Having already previewed two plant-based versions of the adidas Gazelle back in September, Sean Wotherspoon – the planet-focused designer and co-founder of MNTGE – now seems to have another Earth-friendlier version of the Three Stripes classic on the way.
Where the two previous iterations of Wotherspoon Gazelle were described as taking hemp and a non-specific “mushroom leather” for their base and accenting materials, this latest update – which is set to be released tomorrow, 13th October – is, much more specifically, constructed from Mylo™.
An alternative leather created by Bolt Threads, Mylo™ is a mycellium-based material, which – in case you’ve heard the term bandied around but aren’t exactly sure what it describes – means that it’s made from the “underground root structure” of mushrooms, rather than the overground part that you might more instantly recognize as fungi.
“I wanted people to ask that question and dig deeper into alt materials. I’ve been a huge fan of what Bolt Threads has been doing with Mycelium and thought they would be a great partner to help shed light on the mushroom leather industry.” – Sean Wotherspoon
Interestingly, given that this third example of plant-based sneaker design is actually the only one thus far to hit the market, it could well mean that the two versions we’ve previously seen are also crafted from Mylo™ and that “mushroom leather” was simply a placeholder. It would certainly make sense, given that this isn’t the first time an adidas sneaker has appeared in Mylo™ form – but, of course, that’s just speculation for now. Until the other variations appear for sale, we’re really just guessing.
What’s also interesting, though, is that – beyond a slight change in colorway, arriving now in a combination of light pink, orange and sky blue – the other main deviation is that the shoe seems to have ditched its tongue-in-cheek trefoil “hemp” tag. Based on looks alone, this seems to be a design choice rather than a materials one: it seems unlikely that the hemp stitching and upper elements have been replaced with another material at the last minute.
Of course, it’s possible they’ve been switched for cotton – but that would be a downgrade in terms of sustainability – a decision that doesn’t quite fit with the ethos of the shoe, or with Wotherspoon’s general approach to planet-friendlier design.
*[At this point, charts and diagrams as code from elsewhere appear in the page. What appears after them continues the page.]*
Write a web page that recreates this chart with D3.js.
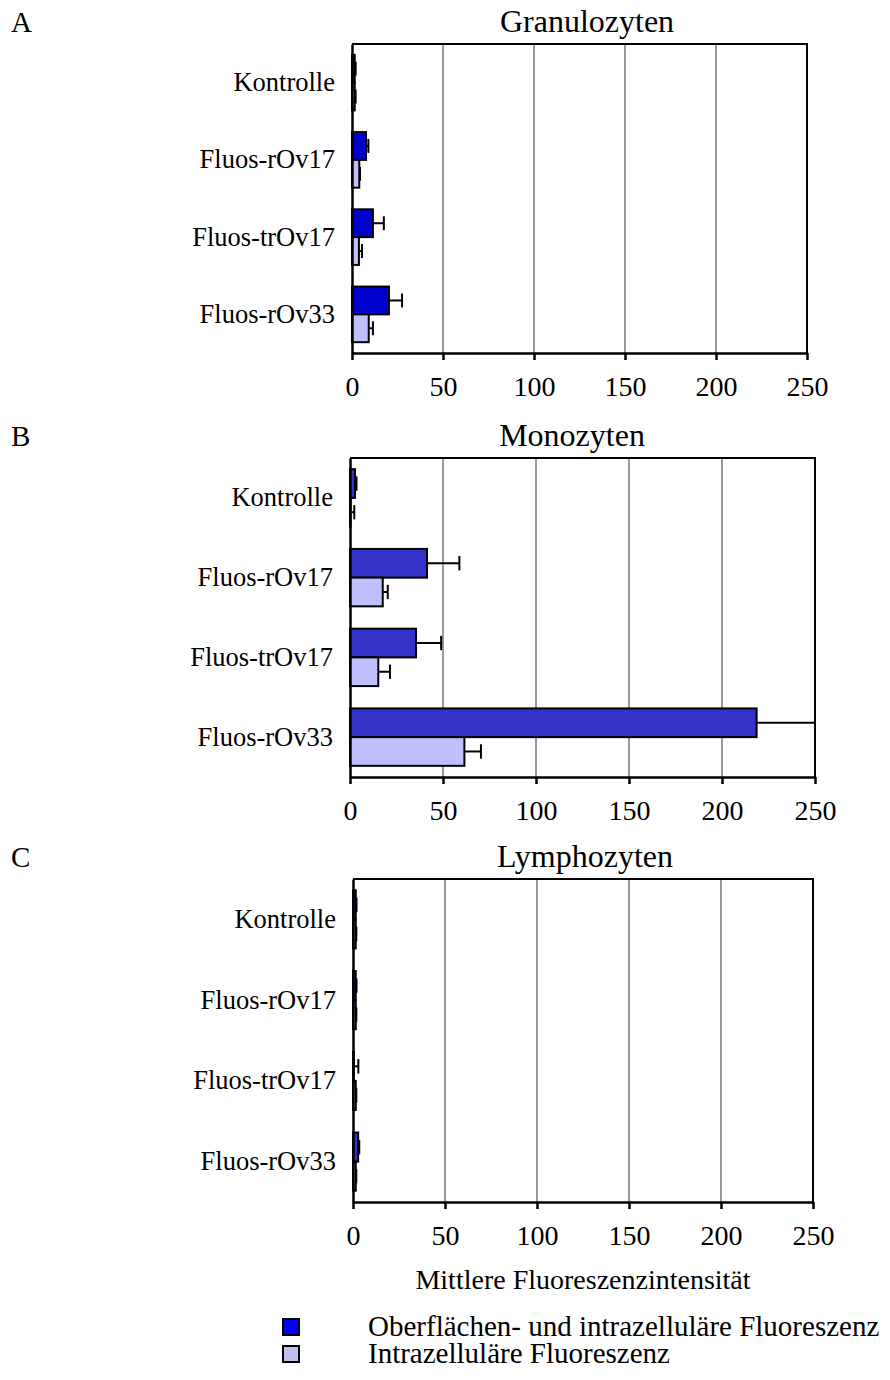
<!DOCTYPE html>
<html>
<head>
<meta charset="utf-8">
<script src="https://cdn.jsdelivr.net/npm/d3@7"></script>
<style>
  body { margin: 0; background: #fff; }
  svg { display: block; }
  text { font-family: "Liberation Serif", "Times New Roman", serif; fill: #000; }
</style>
</head>
<body>
<svg id="chart" width="890" height="1380"></svg>
<script>
// Categories, series and axis ticks
const categories = ["Kontrolle", "Fluos-rOv17", "Fluos-trOv17", "Fluos-rOv33"];
const seriesNames = ["Oberflächen- und intrazelluläre Fluoreszenz", "Intrazelluläre Fluoreszenz"];
const tickValues = [0, 50, 100, 150, 200, 250];
const axisTitle = "Mittlere Fluoreszenzintensität";

// Granulozyten: mean fluorescence and error (SD)
const granTotal    = [1.5, 7.7, 11.5, 20.3];
const granTotalErr = [0.5, 1.3, 6.0, 7.2];
const granIntra    = [1.5, 4.0, 3.8, 9.2];
const granIntraErr = [0.5, 0.4, 1.7, 2.3];

// Monozyten
const monoTotal    = [2.7, 41.4, 35.5, 218.6];
const monoTotalErr = [0.8, 17.4, 13.5, 40.0];
const monoIntra    = [0.3, 17.6, 15.2, 61.5];
const monoIntraErr = [2.0, 2.7, 6.3, 8.9];

// Lymphozyten
const lymTotal    = [1.5, 1.5, 0.5, 2.8];
const lymTotalErr = [0.4, 0.4, 2.4, 0.6];
const lymIntra    = [1.5, 1.5, 1.5, 1.5];
const lymIntraErr = [0.3, 0.3, 0.3, 0.3];

const panels = [
  { letter: "A", title: "Granulozyten", total: granTotal, totalErr: granTotalErr, intra: granIntra, intraErr: granIntraErr,
    top: 44, bottom: 353, left: 352, right: 807, titleX: 587, darkFill: "#0000cc" },
  { letter: "B", title: "Monozyten", total: monoTotal, totalErr: monoTotalErr, intra: monoIntra, intraErr: monoIntraErr,
    top: 458, bottom: 777, left: 350, right: 815, titleX: 572, darkFill: "#3333cc" },
  { letter: "C", title: "Lymphozyten", total: lymTotal, totalErr: lymTotalErr, intra: lymIntra, intraErr: lymIntraErr,
    top: 879, bottom: 1202, left: 353, right: 813, titleX: 585, darkFill: "#3333cc" }
];
const lightFill = "#c0c0ff";
const serif = "'Liberation Serif', 'Times New Roman', serif";

const svg = d3.select("#chart");

panels.forEach(p => {
  const g = svg.append("g");
  const x = d3.scaleLinear().domain([0, 250]).range([p.left, p.right]);
  const y = d3.scaleBand().domain(categories).range([p.top, p.bottom]);
  const barH = y.bandwidth() * 0.36;

  // panel letter and title
  g.append("text").attr("x", 11).attr("y", p.top - 12).attr("font-size", 29).text(p.letter);
  g.append("text").attr("x", p.titleX).attr("y", p.top - 12).attr("font-size", 32)
    .attr("text-anchor", "middle").text(p.title);

  // vertical gridlines
  g.selectAll("line.grid").data(tickValues.slice(1, -1)).enter().append("line")
    .attr("x1", d => x(d)).attr("x2", d => x(d))
    .attr("y1", p.top).attr("y2", p.bottom)
    .attr("stroke", "#999").attr("stroke-width", 2);

  // frame: top and right edges
  g.append("path")
    .attr("d", `M${p.left},${p.top}H${p.right}V${p.bottom}`)
    .attr("fill", "none").attr("stroke", "#000").attr("stroke-width", 2);

  const bars = categories.flatMap((c, i) => [
    { v: p.total[i], e: p.totalErr[i], fill: p.darkFill, y0: y(c) + y.bandwidth() / 2 - barH },
    { v: p.intra[i], e: p.intraErr[i], fill: lightFill, y0: y(c) + y.bandwidth() / 2 }
  ]);

  // bars
  g.selectAll("rect.bar").data(bars).enter().append("rect")
    .attr("x", x(0)).attr("y", d => d.y0)
    .attr("width", d => x(d.v) - x(0)).attr("height", barH)
    .attr("fill", d => d.fill).attr("stroke", "#000").attr("stroke-width", 2);

  // error bars (clipped at axis maximum)
  const eg = g.selectAll("g.err").data(bars).enter().append("g");
  eg.append("line")
    .attr("x1", d => x(d.v)).attr("x2", d => x(Math.min(d.v + d.e, 250)))
    .attr("y1", d => d.y0 + barH / 2).attr("y2", d => d.y0 + barH / 2)
    .attr("stroke", "#000").attr("stroke-width", 2);
  eg.filter(d => d.v + d.e <= 250).append("line")
    .attr("x1", d => x(d.v + d.e)).attr("x2", d => x(d.v + d.e))
    .attr("y1", d => d.y0 + barH / 2 - barH * 0.25).attr("y2", d => d.y0 + barH / 2 + barH * 0.25)
    .attr("stroke", "#000").attr("stroke-width", 2);

  // category axis
  const ya = g.append("g").attr("transform", `translate(${p.left},0)`)
    .call(d3.axisLeft(y).tickSize(0).tickPadding(17));
  ya.select(".domain").attr("stroke", "#000").attr("stroke-width", 2.5);
  ya.selectAll(".tick text").attr("font-size", 26.5).attr("font-family", serif).attr("fill", "#000");

  // value axis
  const xa = g.append("g").attr("transform", `translate(0,${p.bottom})`)
    .call(d3.axisBottom(x).tickValues(tickValues).tickFormat(d3.format("d"))
      .tickSize(7).tickSizeOuter(0).tickPadding(16));
  xa.select(".domain").attr("stroke", "#000").attr("stroke-width", 2.5);
  xa.selectAll(".tick line").attr("stroke", "#000").attr("stroke-width", 2.5);
  xa.selectAll(".tick text").attr("font-size", 28).attr("font-family", serif).attr("fill", "#000");
});

// shared value-axis title
svg.append("text").attr("x", 583).attr("y", 1289).attr("font-size", 28)
  .attr("text-anchor", "middle").text(axisTitle);

// legend
const legendFills = ["#0000ff", "#c0c0ee"];
const lg = svg.append("g").selectAll("g").data(seriesNames).enter().append("g")
  .attr("transform", (d, i) => `translate(0,${1336 + i * 27})`);
lg.append("rect").attr("x", 283).attr("y", -17).attr("width", 16).attr("height", 16)
  .attr("fill", (d, i) => legendFills[i]).attr("stroke", "#000").attr("stroke-width", 2);
lg.append("text").attr("x", 368).attr("y", 0).attr("font-size", 29).text(d => d);
</script>
</body>
</html>
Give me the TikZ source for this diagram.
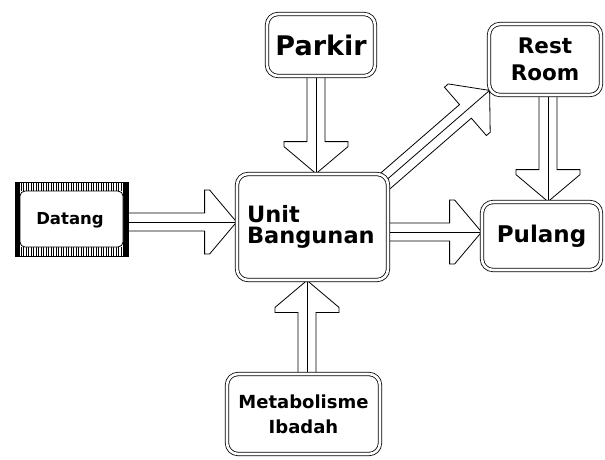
\documentclass[tikz,border=0pt]{standalone}
\usepackage{fontspec}
\setmainfont{DejaVu Sans}
\usetikzlibrary{calc,backgrounds}

\tikzset{
  box/.style={draw=black, line width=0.8pt, double=white, double distance=2.6pt,
    rounded corners=11pt, fill=white, inner sep=0pt},
  arrowbody/.style={draw=black, line width=0.8pt, fill=white, line join=miter},
  midline/.style={draw=black, line width=0.8pt},
  hatch/.style={draw=black, line width=0.6pt},
}

% hollow block arrow from #1 to #2 with a line along its axis
\newcommand\blockarrow[2]{%
  \path[arrowbody]
    ($(#1)!9pt!90:(#2)$)
    -- ($(#2)!32pt!(#1)!9pt!-90:(#1)$)
    -- ($(#2)!32pt!(#1)!32pt!-90:(#1)$)
    -- ($(#2)!27pt!(#1)!32pt!-90:(#1)$)
    -- (#2)
    -- ($(#2)!27pt!(#1)!32pt!90:(#1)$)
    -- ($(#2)!32pt!(#1)!32pt!90:(#1)$)
    -- ($(#2)!32pt!(#1)!9pt!90:(#1)$)
    -- ($(#1)!9pt!-90:(#2)$);
  \draw[midline] (#1) -- (#2);
}

\begin{document}
\begin{tikzpicture}[x=1pt,y=-1pt]
\useasboundingbox (0,0) rectangle (605,459);

% striped frame of the start box
\draw[line width=0.8pt] (15,182) rectangle (128,256);
\fill[black] (15,182) rectangle (20,256);
\fill[black] (123,182) rectangle (128,256);
\foreach \x in {21,23.5,...,122}{
  \draw[hatch] (\x,182) -- (\x,191);
  \draw[hatch] (\x,247) -- (\x,256);
}
\draw[line width=0.8pt, fill=white, rounded corners=5pt] (20,191) rectangle (123,247);
\node[inner sep=0pt, minimum width=113pt, minimum height=74pt,
  font=\bfseries\fontsize{16.5}{16.5}\selectfont] (datang) at (70,220) {Datang};

% rounded double-line boxes
\node[box, minimum width=108pt, minimum height=62pt,
  font=\bfseries\fontsize{27}{27}\selectfont] (parkir) at (321,45) {Parkir};
\node[box, minimum width=112pt, minimum height=71pt, align=center,
  font=\bfseries\fontsize{21.5}{27}\selectfont] (rest) at (545,59.5) {Rest\\Room};
\node[box, minimum width=151pt, minimum height=106pt, text width=131pt, align=left,
  font=\bfseries\fontsize{22.5}{21}\selectfont] (unit) at (312.5,227) {Unit\\Bangunan};
\node[box, minimum width=119pt, minimum height=68pt,
  font=\bfseries\fontsize{23}{23}\selectfont] (pulang) at (541.5,236) {Pulang};
\node[box, minimum width=153pt, minimum height=80pt, align=center,
  font=\bfseries\fontsize{18}{25}\selectfont] (meta) at (303.5,414) {Metabolisme\\Ibadah};

% arrow end points
\coordinate (a1) at ([xshift=-5pt]parkir.south);
\coordinate (b1) at (a1 |- unit.north);
\coordinate (a2) at ([yshift=-2pt]datang.east);
\coordinate (b2) at (a2 -| unit.west);
\coordinate (a3) at ([yshift=-5pt]unit.east);
\coordinate (b3) at (a3 -| pulang.west);
\coordinate (a4) at ([xshift=3pt]rest.south);
\coordinate (b4) at (a4 |- pulang.north);
\coordinate (a5) at ([xshift=3.5pt]meta.north);
\coordinate (b5) at (a5 |- unit.south);
\coordinate (a6) at ([xshift=-5pt,yshift=-9pt]unit.north east);
\coordinate (b6) at ([xshift=1pt,yshift=5pt]rest.south west);

\begin{pgfonlayer}{background}
  \blockarrow{a1}{b1}
  \blockarrow{a2}{b2}
  \blockarrow{a3}{b3}
  \blockarrow{a4}{b4}
  \blockarrow{a5}{b5}
  \blockarrow{a6}{b6}
\end{pgfonlayer}
\end{tikzpicture}
\end{document}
“The Gazelle is a Classic: I love them, a lot of other people love them, and it’s a daily basic shoe, so was easy to execute with the Mylo™.” – Sean Wotherspoon
While the adidas website has precious little to say about the shoe – officially dubbed the “SEAN WOTHERSPOON’S MYLO™ SNEAKER HAS ITS MYCELIUM ROOTS IN AN ADIDAS CLASSIC” – we do know plenty about the material already. We know, for example, that Mylo™ is a fast-growing, low-impact material. And we know that it’s made without animal-derived elements or, equally important, any form of plastic. (Although the question of whether adidas has added some for good measure, however counterintuitive that might seem, is another thing entirely.)
These few questions aside, what we have here is what the footwear industry needs more of: a mainstay sneaker – a classic, even – reworked in Earth-friendlier materials. Not a brand new silhouette or a sub-line sneaker given second billing, but a marquee piece of footwear vested with verifiable eco credentials, produced by a household name that consumers trust.
Priced at $180 USD, the SW GAZELLE INDOOR MYLO releases October 13th, available exclusively via the adidas CONFIRMED app.